**The exercise**: Only the lines from the start of the data through the line containing "const nEnd = 1500;" should be written out, exactly as they are, with both ends included and the pictures left out.

_ _ _

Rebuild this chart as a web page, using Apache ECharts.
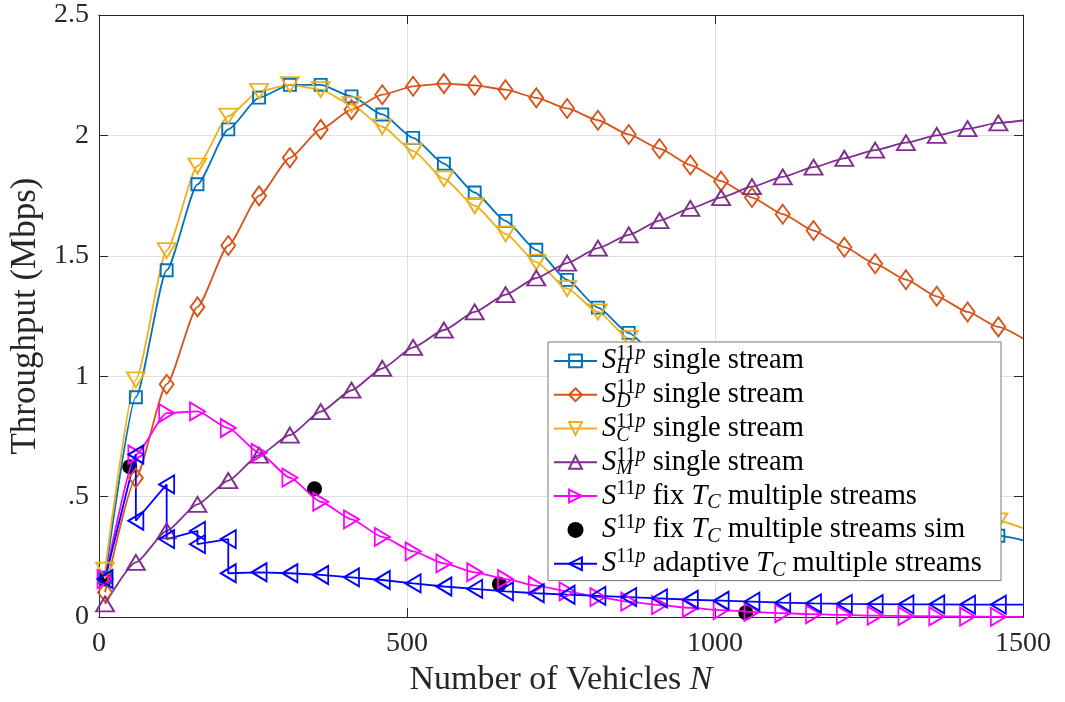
<!DOCTYPE html>
<html>
<head>
<meta charset="utf-8">
<script src="https://cdn.jsdelivr.net/npm/echarts@6/dist/echarts.min.js"></script>
<style>
  html, body { margin: 0; padding: 0; background: #fff; }
  #chart { width: 1065px; height: 702px; }
</style>
</head>
<body>
<div id="chart"></div>
<script>
// Number of vehicles at which each curve carries a marker
const nVehicles = [10, 60, 110, 160, 210, 260, 310, 360, 410, 460, 510, 560, 610, 660, 710,
                   760, 810, 860, 910, 960, 1010, 1060, 1110, 1160, 1210, 1260, 1310, 1360, 1410, 1460];
const nEnd = 1500;

// Single-stream throughput (Mbps)
const thrH = [0.165, 0.913, 1.44, 1.797, 2.025, 2.157, 2.21, 2.21, 2.162, 2.087, 1.99, 1.883, 1.763, 1.645, 1.525,
              1.40, 1.285, 1.18, 1.07, 0.965, 0.865, 0.775, 0.69, 0.615, 0.545, 0.49, 0.44, 0.40, 0.366, 0.338];
const thrHEnd = 0.319;
const thrD = [0.103, 0.578, 0.967, 1.288, 1.543, 1.749, 1.907, 2.025, 2.107, 2.169, 2.204, 2.215, 2.208, 2.19, 2.156,
              2.112, 2.063, 2.004, 1.945, 1.877, 1.81, 1.742, 1.673, 1.605, 1.536, 1.467, 1.401, 1.332, 1.267, 1.205];
const thrDEnd = 1.157;
const thrC = [0.195, 0.985, 1.522, 1.873, 2.08, 2.183, 2.211, 2.19, 2.128, 2.036, 1.935, 1.82, 1.708, 1.591, 1.474,
              1.364, 1.267, 1.157, 1.05, 0.95, 0.855, 0.77, 0.695, 0.63, 0.57, 0.52, 0.48, 0.45, 0.423, 0.40];
const thrCEnd = 0.369;
const thrM = [0.055, 0.227, 0.358, 0.468, 0.567, 0.672, 0.756, 0.853, 0.942, 1.033, 1.12, 1.192, 1.267, 1.339, 1.408,
              1.47, 1.532, 1.587, 1.646, 1.697, 1.742, 1.787, 1.828, 1.868, 1.905, 1.939, 1.97, 2.0, 2.028, 2.052];
const thrMEnd = 2.062;

// Multiple streams with fixed T_C
const thrFix = [0.158, 0.675, 0.847, 0.854, 0.785, 0.682, 0.579, 0.479, 0.406, 0.333, 0.273, 0.223, 0.186, 0.158, 0.131,
                0.107, 0.083, 0.064, 0.05, 0.038, 0.029, 0.022, 0.016, 0.012, 0.009, 0.006, 0.004, 0.003, 0.002, 0.001];
const thrFixEnd = 0.001;

// Simulation points for fixed T_C
const simN = [10, 50, 350, 650, 1050];
const simThr = [0.158, 0.624, 0.533, 0.137, 0.018];

// Multiple streams with adaptive T_C (two values at the switching points)
const adaptN = [10, 60, 60, 110, 110, 160, 160, 210, 210, 260, 310, 360, 410, 460, 510, 560, 610, 660, 710,
                760, 810, 860, 910, 960, 1010, 1060, 1110, 1160, 1210, 1260, 1310, 1360, 1410, 1460, 1500];
const adaptThr = [0.158, 0.675, 0.40, 0.551, 0.324, 0.358, 0.303, 0.324, 0.182, 0.186, 0.182, 0.175, 0.165, 0.154,
                  0.140, 0.127, 0.117, 0.107, 0.099, 0.093, 0.088, 0.083, 0.078, 0.072, 0.068, 0.064, 0.060, 0.057,
                  0.055, 0.054, 0.053, 0.053, 0.052, 0.052, 0.052];

const xTickLabels = ['0', '500', '1000', '1500'];
const yTickLabels = ['0', '.5', '1', '1.5', '2', '2.5'];

const seriesNames = ['S_H single stream', 'S_D single stream', 'S_C single stream', 'S_M single stream',
                     'S fix T_C multiple streams', 'S fix T_C multiple streams sim', 'S adaptive T_C multiple streams'];
const legendLabels = [
  '{s|S}{sub|H}{sup|11}{supi|p}{t| single stream}',
  '{s|S}{sub|D}{sup|11}{supi|p}{t| single stream}',
  '{s|S}{sub|C}{sup|11}{supi|p}{t| single stream}',
  '{s|S}{sub|M}{sup|11}{supi|p}{t| single stream}',
  '{s|S}{sup|11}{supi|p}{t| fix }{s|T}{subn|C}{t| multiple streams}',
  '{s|S}{sup|11}{supi|p}{t| fix }{s|T}{subn|C}{t| multiple streams sim}',
  '{s|S}{sup|11}{supi|p}{t| adaptive }{s|T}{subn|C}{t| multiple streams}'
];

const FONT = 'Liberation Serif';
const AX = '#262626';

const symUp = 'path://M5,0 L10,9 L0,9 Z';
const symDown = 'path://M0,0 L10,0 L5,9 Z';
const symRight = 'path://M0,0 L9,5 L0,10 Z';
const symLeft = 'path://M9,0 L0,5 L9,10 Z';
const symSquare = 'path://M0,0 L10,0 L10,10 L0,10 Z';
const symDiamond = 'path://M5,0 L10,7 L5,14 L0,7 Z';

function curve(values, endValue) {
  const pts = nVehicles.map((n, i) => [n, values[i]]);
  if (endValue != null) pts.push({ value: [nEnd, endValue], symbol: 'none' });
  return pts;
}

function lineSeries(name, color, symbol, size, data, smooth) {
  return {
    name, type: 'line', data, color,
    smooth: smooth, smoothMonotone: 'x',
    symbol, symbolSize: size, showAllSymbol: true,
    lineStyle: { color, width: 1.8 },
    itemStyle: { color: 'rgba(255,255,255,0)', borderColor: color, borderWidth: 1.9 },
    emphasis: { disabled: true },
    animation: false
  };
}

const adaptData = adaptN.map((n, i) => n === nEnd
  ? { value: [n, adaptThr[i]], symbol: 'none' }
  : [n, adaptThr[i]]);

const tickStyle = { inside: true, length: 9, lineStyle: { color: AX, width: 1 } };

const option = {
  animation: false,
  backgroundColor: '#fff',
  grid: { left: 97, right: 42, top: 15, bottom: 82 },
  xAxis: [
    {
      type: 'value', min: 0, max: 1500, interval: 500, position: 'bottom',
      axisLine: { show: true, onZero: false, lineStyle: { color: AX, width: 1 } },
      axisTick: tickStyle,
      axisLabel: {
        fontFamily: FONT, fontSize: 28, color: AX, margin: 13,
        formatter: v => xTickLabels[Math.round(v / 500)]
      },
      splitLine: { show: true, lineStyle: { color: '#dfdfdf', width: 1 } },
      name: 'Number of Vehicles {it|N}', nameLocation: 'middle', nameGap: 40,
      nameTextStyle: {
        fontFamily: FONT, fontSize: 34, color: AX,
        rich: { it: { fontFamily: FONT, fontSize: 34, fontStyle: 'italic', color: AX } }
      }
    },
    {
      type: 'value', min: 0, max: 1500, interval: 500, position: 'top',
      axisLine: { show: true, onZero: false, lineStyle: { color: AX, width: 1 } },
      axisTick: tickStyle, axisLabel: { show: false }, splitLine: { show: false }
    }
  ],
  yAxis: [
    {
      type: 'value', min: 0, max: 2.5, interval: 0.5, position: 'left',
      axisLine: { show: true, onZero: false, lineStyle: { color: AX, width: 1 } },
      axisTick: tickStyle,
      axisLabel: {
        fontFamily: FONT, fontSize: 28, color: AX, margin: 10,
        formatter: v => yTickLabels[Math.round(v / 0.5)]
      },
      splitLine: { show: true, lineStyle: { color: '#dfdfdf', width: 1 } },
      name: 'Throughput (Mbps)', nameLocation: 'middle', nameGap: 50, nameRotate: 90,
      nameTextStyle: { fontFamily: FONT, fontSize: 35, color: AX }
    },
    {
      type: 'value', min: 0, max: 2.5, interval: 0.5, position: 'right',
      axisLine: { show: true, onZero: false, lineStyle: { color: AX, width: 1 } },
      axisTick: tickStyle, axisLabel: { show: false }, splitLine: { show: false }
    }
  ],
  legend: {
    data: seriesNames,
    orient: 'vertical',
    left: 548, top: 342,
    padding: [2, 5, 0, 5],
    itemGap: 0,
    itemWidth: 43, itemHeight: 16,
    backgroundColor: '#fff',
    borderColor: '#7a7a7a', borderWidth: 1,
    selectedMode: false,
    formatter: name => legendLabels[seriesNames.indexOf(name)],
    textStyle: {
      fontFamily: FONT, fontSize: 28.5, color: '#000', lineHeight: 33.8, width: 394,
      rich: {
        s: { fontFamily: FONT, fontSize: 28.5, fontStyle: 'italic', color: '#000', lineHeight: 33.8 },
        t: { fontFamily: FONT, fontSize: 28.5, color: '#000', lineHeight: 33.8 },
        sup: { fontFamily: FONT, fontSize: 20, color: '#000', lineHeight: 12, verticalAlign: 'top' },
        supi: { fontFamily: FONT, fontSize: 20, fontStyle: 'italic', color: '#000', lineHeight: 12, verticalAlign: 'top' },
        sub: { fontFamily: FONT, fontSize: 20, fontStyle: 'italic', color: '#000', lineHeight: 19, verticalAlign: 'bottom', width: 0 },
        subn: { fontFamily: FONT, fontSize: 20, fontStyle: 'italic', color: '#000', lineHeight: 19, verticalAlign: 'bottom' }
      }
    }
  },
  series: [
    lineSeries(seriesNames[0], '#0072BD', symSquare, [12, 12], curve(thrH, thrHEnd), 0.2),
    lineSeries(seriesNames[1], '#D95319', symDiamond, [14, 19], curve(thrD, thrDEnd), 0.2),
    lineSeries(seriesNames[2], '#EDB120', symDown, [18, 15], curve(thrC, thrCEnd), 0.2),
    lineSeries(seriesNames[3], '#7E2F8E', symUp, [18, 15], curve(thrM, thrMEnd), 0.2),
    lineSeries(seriesNames[4], '#FF00FF', symRight, [15, 18], curve(thrFix, thrFixEnd), 0.2),
    {
      name: seriesNames[5], type: 'scatter', color: '#000',
      data: simN.map((n, i) => [n, simThr[i]]),
      symbol: 'circle', symbolSize: 15,
      itemStyle: { color: '#000', opacity: 1 },
      emphasis: { disabled: true }
    },
    lineSeries(seriesNames[6], '#0000FF', symLeft, [15, 18], adaptData, false)
  ]
};

const chart = echarts.init(document.getElementById('chart'), null, { renderer: 'canvas' });
chart.setOption(option);
</script>
</body>
</html>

_ _ _

**Answer to this problem**:
Rebuild this chart as a web page, using Apache ECharts.
<!DOCTYPE html>
<html>
<head>
<meta charset="utf-8">
<script src="https://cdn.jsdelivr.net/npm/echarts@6/dist/echarts.min.js"></script>
<style>
  html, body { margin: 0; padding: 0; background: #fff; }
  #chart { width: 1065px; height: 702px; }
</style>
</head>
<body>
<div id="chart"></div>
<script>
// Number of vehicles at which each curve carries a marker
const nVehicles = [10, 60, 110, 160, 210, 260, 310, 360, 410, 460, 510, 560, 610, 660, 710,
                   760, 810, 860, 910, 960, 1010, 1060, 1110, 1160, 1210, 1260, 1310, 1360, 1410, 1460];
const nEnd = 1500;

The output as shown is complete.